Herb Hovenkamp has posted his new casebook on Innovation and Competition Policy to SSRN, where one can download the chapters individually.  This is a very nice development for students; and the book seems perfectly fit for a course on Innovation and Competition Policy — for which it was designed — but also appropriate for a variety of similarly-themed seminar courses.

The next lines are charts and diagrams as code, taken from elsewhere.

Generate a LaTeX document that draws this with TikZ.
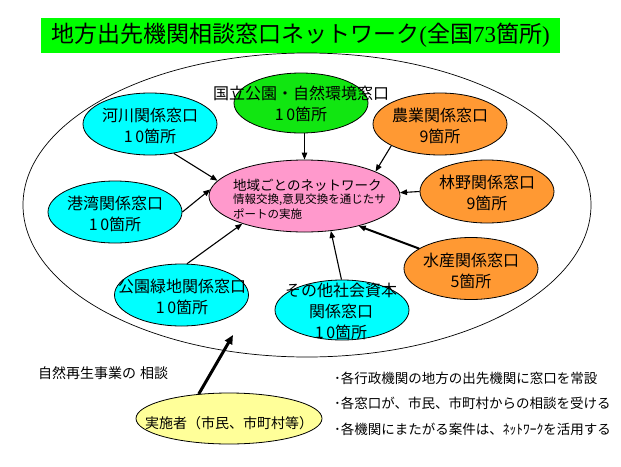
\documentclass[tikz,border=0pt]{standalone}
\usepackage{fontspec}
\setmainfont{Noto Sans CJK JP}
\newfontfamily\serifnum{Liberation Serif}
\usetikzlibrary{shapes.geometric,arrows.meta}
\definecolor{titlegreen}{HTML}{00FF00}
\definecolor{wingreen}{HTML}{11E611}
\definecolor{wincyan}{HTML}{00FFFF}
\definecolor{winorange}{HTML}{FF9933}
\definecolor{netpink}{HTML}{FF99CC}
\definecolor{useryellow}{HTML}{FFFF99}
\begin{document}
\begin{tikzpicture}[x=1pt,y=-1pt,
  win/.style={ellipse, draw=black, line width=0.8pt, inner sep=0pt, minimum width=134pt, minimum height=62pt},
  lbl/.style={align=center, inner sep=0pt, font=\fontsize{16}{21}\selectfont},
  arr/.style={-{Triangle[length=7pt,width=5.5pt]}, line width=1.1pt},
  note/.style={anchor=west, inner sep=0pt, font=\fontsize{13.5}{16}\selectfont}]
\useasboundingbox (0,0) rectangle (621,466);
% title
\node[fill=titlegreen, minimum width=519pt, minimum height=35pt, inner sep=0pt] (title) at (300.5,35.5)
  {\fontsize{23}{26}\selectfont 地方出先機関相談窓口ネットワーク{\serifnum (}全国{\serifnum 73}箇所{\serifnum )}};
% big area
\node[ellipse, draw=black, line width=0.7pt, minimum width=568pt, minimum height=304pt, inner sep=0pt] (area) at (307,205) {};
% windows
\node[win, fill=wincyan] (kasen) at (150,124) {};
\node[win, fill=wingreen, minimum height=60pt] (koku) at (301,103) {};
\node[win, fill=winorange] (nogyo) at (440,124) {};
\node[win, fill=wincyan] (kowan) at (115,212) {};
\node[win, fill=winorange, minimum height=63pt] (rinya) at (487,191.5) {};
\node[win, fill=winorange] (suisan) at (471,268.5) {};
\node[win, fill=wincyan] (koen) at (181.5,295) {};
\node[win, fill=wincyan, minimum height=60pt] (sonota) at (342,310) {};
\node[ellipse, draw=black, line width=0.8pt, inner sep=0pt, fill=netpink, minimum width=191pt, minimum height=72pt] (net) at (304.5,196) {};
\node[ellipse, draw=black, line width=0.8pt, inner sep=0pt, fill=useryellow, minimum width=186pt, minimum height=51pt] (user) at (229,418.5) {};
% labels
\node[lbl] (kasenT) at (150,125.5) {河川関係窓口\\1\,0箇所};
\node[lbl] (kokuT) at (301,104) {国立公園・自然環境窓口\\1\,0箇所};
\node[lbl] (nogyoT) at (440,125.5) {農業関係窓口\\9箇所};
\node[lbl] (kowanT) at (115,213.5) {港湾関係窓口\\1\,0箇所};
\node[lbl] (rinyaT) at (487,193) {林野関係窓口\\9箇所};
\node[lbl] (suisanT) at (471,270.5) {水産関係窓口\\5箇所};
\node[lbl] (koenT) at (182,297) {公園緑地関係窓口\\1\,0箇所};
\node[lbl] (sonotaT) at (341,311) {その他社会資本\\関係窓口\\1\,0箇所};
\node[anchor=west, inner sep=0pt, font=\fontsize{13.5}{16}\selectfont] (netT1) at (233,185) {地域ごとのネットワーク};
\node[anchor=west, inner sep=0pt, font=\fontsize{11.5}{14}\selectfont] (netT2) at (233,200) {情報交換,意見交換を通じたサ};
\node[anchor=west, inner sep=0pt, font=\fontsize{11.5}{14}\selectfont] (netT3) at (233,214) {ポートの実施};
\node[inner sep=0pt, font=\fontsize{14}{16}\selectfont] (userT) at (229,423) {実施者（市民、市町村等）};
\node[anchor=west, inner sep=0pt, font=\fontsize{14}{16}\selectfont] (consult) at (38,373) {自然再生事業の\hspace{4pt}相談};
\node[note] (b1) at (334,378) {･各行政機関の地方の出先機関に窓口を常設};
\node[note] (b2) at (334,403) {･各窓口が、市民、市町村からの相談を受ける};
\node[note] (b3) at (334,429) {･各機関にまたがる案件は、ﾈｯﾄﾜｰｸを活用する};
% connectors
\draw[arr] (kasen.-51) -- (net.170);
\draw[arr] (koku.south -| net.north) -- (net.north);
\draw[arr] (nogyo.204.5) -- (net.19.8);
\draw[arr] (kowan.0) -- (net.176);
\draw[arr] (rinya.180) -- (net.2);
\draw[arr, line width=2pt] (suisan.159.6) -- (net.-29.1);
\draw[arr] (koen.80) -- (net.204);
\draw[arr] (sonota.91.7) -- (net.-53.4);
\coordinate (areaIn) at (233,335);
\draw[-{Triangle[length=9pt,width=8pt]}, line width=3pt] (user.141.4) -- (areaIn);
\end{tikzpicture}
\end{document}
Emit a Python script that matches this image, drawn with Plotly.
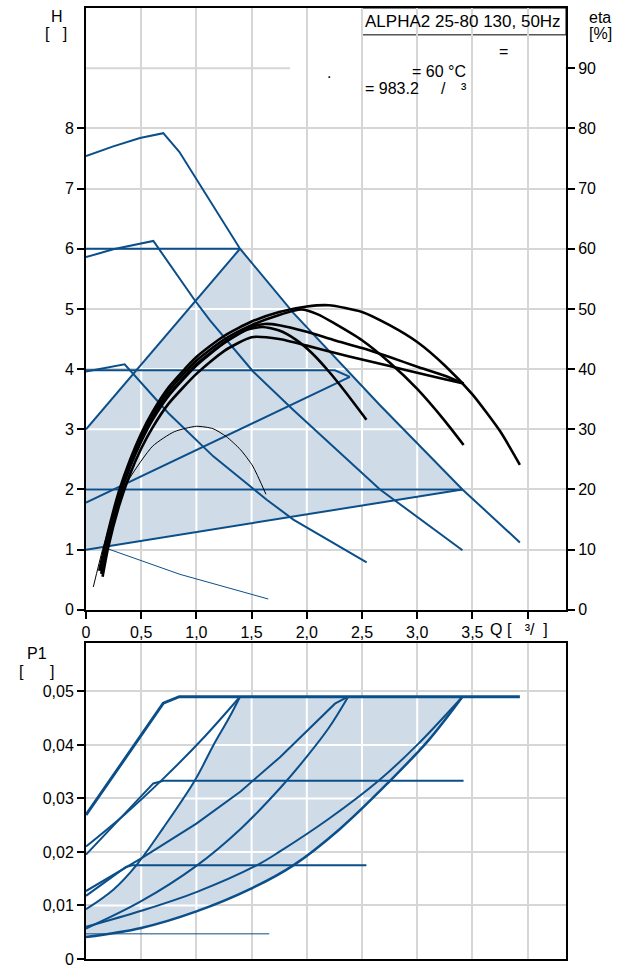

Professor Hovenkamp describes the aims of the book here:

This is not an “IP/antitrust” casebook.  There are already excellent books in that field.  Only about half of the principal cases printed in this book are antitrust decisions.  I use this book to present issues of innovation and competition policy to students in a broader context, examining not only antitrust but also the intellectual property laws and including shorter examination of several other topics, such as telecommunications, net neutrality, and competition issues raised by the DMCA.  Brief attention is also given to the industrial organization literature on innovation.

This casebook begins with a chapter on patent scope and its implications for innovation, with brief coverage of the Schumpeter-Arrow literature and the problem of sequential innovation.  Then it looks in some detail at the problem of complementary relationships, addressed in antitrust mainly through the law of tying arrangements.  After that is a chapter on remedies issues, followed by chapters on the patent system, copyright, practices that restrain innovation, and intellectual property misuse.  Another chapter covers exclusionary practices and another a wide variety of collaborative arrangements, including pooling, standard setting, blanket licenses, and the like.  The final chapter focuses on vertical restraints and the post-sale (exhaustion) doctrine.

I hope to keep this book up to date on a regular basis and welcome any suggestions for revision or inclusion.  My overall goal, however, is to hold the book somewhere in the range of its current length.